SF Crossing the Gulf (Episode 1): A Discussion of Ted Chiang’s “Exhalation” and Others

Welcome to the debut episode of SF Crossing the Gulf with Karen Burnham and Karen Lord.

We’ll be discussing contemporary hard sf and Caribbean speculative fiction over the course of our new, twice-monthly podcast. We spend most of this first episode discussing “Exhalation” and the collection Stories of Your Life and Others by Ted Chiang.

Other books we’ll be discussing in the future:

  • My Bones and My Flute by Edgar Mittelholzer
  • A selection of short stories by Greg Egan
  • and The Rainmaker’s Mistake by Erna Broadber
  • More titles to be announced when we’re sure we can actually lay our hands on them ourselves.

We look at these stories from our perspectives as readers, writers, critics, scientists, sociologists, women, etc.

SPOILER ALERT: We want to talk about the stories in depth, so if plot or conceptual spoilers bother you, please read the stories first!

18 thoughts on “SF Crossing the Gulf (Episode 1): A Discussion of Ted Chiang’s “Exhalation” and Others”

  1. Good inaugural podcast — reminds me a bit of Squeecast. I like the banter of SF fans :-)

    Ted Chiang is truly a special talent, similar in style to Gene Wolfe. I think my favorite story of his is The Merchant and the Alchemist’s Gate.

    I think the podcast could be improved by giving it more context. Why are we talking about a particular book? I read the Chiang stories years ago and vaguely remember some of them. What is the premise of the story (before explaining particular details)? I think a more rigid show outline could help (perhaps with interview-style questions?).

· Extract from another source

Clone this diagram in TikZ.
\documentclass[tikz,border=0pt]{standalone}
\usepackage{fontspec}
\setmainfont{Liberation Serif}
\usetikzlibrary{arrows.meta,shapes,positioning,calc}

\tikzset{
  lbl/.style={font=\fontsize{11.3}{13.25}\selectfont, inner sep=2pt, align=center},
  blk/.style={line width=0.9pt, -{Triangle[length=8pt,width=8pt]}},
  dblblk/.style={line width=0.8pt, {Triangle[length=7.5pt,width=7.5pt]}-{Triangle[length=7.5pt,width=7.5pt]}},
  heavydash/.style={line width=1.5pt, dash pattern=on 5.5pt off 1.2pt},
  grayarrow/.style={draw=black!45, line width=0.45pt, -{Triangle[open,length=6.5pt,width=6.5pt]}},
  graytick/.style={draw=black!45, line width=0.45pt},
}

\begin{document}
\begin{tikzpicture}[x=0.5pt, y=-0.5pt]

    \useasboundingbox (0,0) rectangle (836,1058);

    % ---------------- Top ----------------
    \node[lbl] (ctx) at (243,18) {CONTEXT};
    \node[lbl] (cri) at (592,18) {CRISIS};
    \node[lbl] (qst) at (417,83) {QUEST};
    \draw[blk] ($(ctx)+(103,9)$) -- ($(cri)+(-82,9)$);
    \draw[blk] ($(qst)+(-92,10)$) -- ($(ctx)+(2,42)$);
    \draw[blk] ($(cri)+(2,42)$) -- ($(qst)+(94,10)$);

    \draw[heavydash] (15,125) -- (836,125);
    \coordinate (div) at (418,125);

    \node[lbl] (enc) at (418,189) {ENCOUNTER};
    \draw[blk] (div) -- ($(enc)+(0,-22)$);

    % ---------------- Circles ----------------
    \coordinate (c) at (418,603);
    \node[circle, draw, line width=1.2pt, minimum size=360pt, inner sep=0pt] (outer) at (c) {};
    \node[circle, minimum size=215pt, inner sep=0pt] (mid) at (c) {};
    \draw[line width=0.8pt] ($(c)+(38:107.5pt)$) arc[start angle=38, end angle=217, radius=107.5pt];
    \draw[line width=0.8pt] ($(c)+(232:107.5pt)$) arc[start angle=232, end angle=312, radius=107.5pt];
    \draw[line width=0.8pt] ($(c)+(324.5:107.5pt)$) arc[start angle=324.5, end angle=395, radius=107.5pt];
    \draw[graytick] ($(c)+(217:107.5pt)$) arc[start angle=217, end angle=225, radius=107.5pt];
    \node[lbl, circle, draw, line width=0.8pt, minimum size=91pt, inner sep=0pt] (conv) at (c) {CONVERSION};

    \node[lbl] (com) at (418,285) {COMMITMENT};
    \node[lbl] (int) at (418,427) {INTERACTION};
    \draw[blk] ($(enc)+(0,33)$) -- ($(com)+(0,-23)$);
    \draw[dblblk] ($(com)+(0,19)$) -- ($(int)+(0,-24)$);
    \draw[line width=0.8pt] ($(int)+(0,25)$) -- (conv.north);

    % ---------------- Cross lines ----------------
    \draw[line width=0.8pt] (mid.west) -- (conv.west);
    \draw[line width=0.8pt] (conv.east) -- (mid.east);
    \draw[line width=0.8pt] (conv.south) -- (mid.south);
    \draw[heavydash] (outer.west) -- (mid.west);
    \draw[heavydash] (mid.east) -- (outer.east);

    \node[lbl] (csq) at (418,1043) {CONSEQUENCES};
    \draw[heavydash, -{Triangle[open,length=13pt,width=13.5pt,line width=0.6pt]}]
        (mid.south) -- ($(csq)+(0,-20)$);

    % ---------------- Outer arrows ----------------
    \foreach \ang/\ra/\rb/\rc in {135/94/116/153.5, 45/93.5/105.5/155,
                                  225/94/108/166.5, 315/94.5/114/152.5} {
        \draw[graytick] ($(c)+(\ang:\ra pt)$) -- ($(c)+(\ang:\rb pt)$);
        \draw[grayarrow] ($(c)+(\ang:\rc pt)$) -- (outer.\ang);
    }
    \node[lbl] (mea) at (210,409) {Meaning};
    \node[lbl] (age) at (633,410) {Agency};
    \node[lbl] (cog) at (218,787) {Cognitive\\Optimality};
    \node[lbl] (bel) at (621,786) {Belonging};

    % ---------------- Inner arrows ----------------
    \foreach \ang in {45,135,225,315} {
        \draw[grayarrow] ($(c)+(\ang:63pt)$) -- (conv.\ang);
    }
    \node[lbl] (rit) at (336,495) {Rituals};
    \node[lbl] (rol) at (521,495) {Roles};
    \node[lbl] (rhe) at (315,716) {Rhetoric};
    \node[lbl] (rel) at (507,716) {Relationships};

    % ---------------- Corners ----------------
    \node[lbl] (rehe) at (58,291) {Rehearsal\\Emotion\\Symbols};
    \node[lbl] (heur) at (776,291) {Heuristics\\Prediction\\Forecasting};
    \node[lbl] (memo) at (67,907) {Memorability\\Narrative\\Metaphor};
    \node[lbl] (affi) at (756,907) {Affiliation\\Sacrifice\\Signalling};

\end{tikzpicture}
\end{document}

    Anyway, good job and I look forward to hearing more :-)

  2. I’m only a half hour it, but it sounds like two very smart ladies. Sounds like someone’s got a squeaky bed.

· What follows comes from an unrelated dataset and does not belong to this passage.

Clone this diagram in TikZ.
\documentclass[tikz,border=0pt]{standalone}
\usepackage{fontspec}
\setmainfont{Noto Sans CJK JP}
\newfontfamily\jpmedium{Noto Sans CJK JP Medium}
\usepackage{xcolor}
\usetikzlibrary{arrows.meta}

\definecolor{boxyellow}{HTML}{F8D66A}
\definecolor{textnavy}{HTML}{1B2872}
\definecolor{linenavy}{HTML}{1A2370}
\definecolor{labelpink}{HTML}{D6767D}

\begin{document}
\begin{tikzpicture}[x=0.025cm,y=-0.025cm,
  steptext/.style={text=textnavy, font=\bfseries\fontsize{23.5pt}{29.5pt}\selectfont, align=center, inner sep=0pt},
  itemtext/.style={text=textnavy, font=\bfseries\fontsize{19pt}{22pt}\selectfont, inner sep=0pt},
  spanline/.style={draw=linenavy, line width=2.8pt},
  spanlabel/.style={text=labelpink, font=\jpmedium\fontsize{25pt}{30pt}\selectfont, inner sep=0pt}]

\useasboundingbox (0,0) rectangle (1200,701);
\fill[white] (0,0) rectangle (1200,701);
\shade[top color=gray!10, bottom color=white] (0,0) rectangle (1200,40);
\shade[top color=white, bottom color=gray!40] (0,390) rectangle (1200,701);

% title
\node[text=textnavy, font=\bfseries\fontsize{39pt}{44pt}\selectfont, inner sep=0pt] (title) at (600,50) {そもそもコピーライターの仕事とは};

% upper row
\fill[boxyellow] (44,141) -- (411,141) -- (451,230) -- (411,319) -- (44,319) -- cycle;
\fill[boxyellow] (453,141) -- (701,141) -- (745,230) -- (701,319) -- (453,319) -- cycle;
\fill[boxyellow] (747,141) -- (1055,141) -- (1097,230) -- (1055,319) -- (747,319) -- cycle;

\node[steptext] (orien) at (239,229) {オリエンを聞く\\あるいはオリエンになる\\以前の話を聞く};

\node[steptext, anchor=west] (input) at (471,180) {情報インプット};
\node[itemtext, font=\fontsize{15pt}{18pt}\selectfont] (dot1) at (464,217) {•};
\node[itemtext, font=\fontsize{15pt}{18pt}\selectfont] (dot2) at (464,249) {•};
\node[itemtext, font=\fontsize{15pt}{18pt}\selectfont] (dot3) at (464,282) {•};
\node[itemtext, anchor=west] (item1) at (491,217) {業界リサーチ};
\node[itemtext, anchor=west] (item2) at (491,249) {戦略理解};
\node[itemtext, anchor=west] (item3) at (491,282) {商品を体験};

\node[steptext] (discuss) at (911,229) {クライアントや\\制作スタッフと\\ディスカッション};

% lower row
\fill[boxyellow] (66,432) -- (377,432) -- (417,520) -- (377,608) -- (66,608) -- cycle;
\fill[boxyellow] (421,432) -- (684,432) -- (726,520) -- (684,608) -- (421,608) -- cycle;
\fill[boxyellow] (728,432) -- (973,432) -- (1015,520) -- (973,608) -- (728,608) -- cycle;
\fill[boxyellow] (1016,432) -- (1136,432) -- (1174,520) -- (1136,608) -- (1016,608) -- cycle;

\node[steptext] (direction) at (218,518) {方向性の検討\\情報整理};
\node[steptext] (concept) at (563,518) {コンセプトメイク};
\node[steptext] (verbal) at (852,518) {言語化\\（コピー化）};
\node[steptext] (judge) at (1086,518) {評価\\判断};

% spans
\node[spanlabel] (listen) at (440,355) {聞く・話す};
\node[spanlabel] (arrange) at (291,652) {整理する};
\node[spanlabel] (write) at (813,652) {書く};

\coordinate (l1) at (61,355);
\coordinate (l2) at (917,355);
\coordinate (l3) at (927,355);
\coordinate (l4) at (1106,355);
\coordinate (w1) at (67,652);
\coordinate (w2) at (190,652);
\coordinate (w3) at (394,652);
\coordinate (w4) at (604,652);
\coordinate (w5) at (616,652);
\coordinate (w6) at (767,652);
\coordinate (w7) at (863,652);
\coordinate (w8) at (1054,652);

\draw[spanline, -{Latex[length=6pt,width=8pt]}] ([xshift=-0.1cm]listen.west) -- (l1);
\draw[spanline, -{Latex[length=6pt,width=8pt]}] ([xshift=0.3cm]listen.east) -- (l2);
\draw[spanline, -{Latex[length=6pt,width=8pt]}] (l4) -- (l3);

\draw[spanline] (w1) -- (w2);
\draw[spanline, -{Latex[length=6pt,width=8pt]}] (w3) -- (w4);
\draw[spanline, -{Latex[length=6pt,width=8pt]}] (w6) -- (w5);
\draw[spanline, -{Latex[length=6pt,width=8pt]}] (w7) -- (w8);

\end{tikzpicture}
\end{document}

      1. Maybe you should get a headset, or put a blanket over your head and the laptop while recording like Matthew Sanborn Smith.

  3. One of the recurring themes in many of Chiang’s short fiction is determinism (even if he is using free will to justify this). Do you see this as well?

    1. Charles – I can see that deterministic streak with “Story of Your Life” and “Exhalation”. But does the same apply to “Babylon” or “Seventy Two Letters”?

      1. Will have to read them again as I don’t quite remember, but one of my favorites (not included in the podcast was Chiang’s only other work not included) was The Merchant and the Alchemist’s Gate and it was present there too.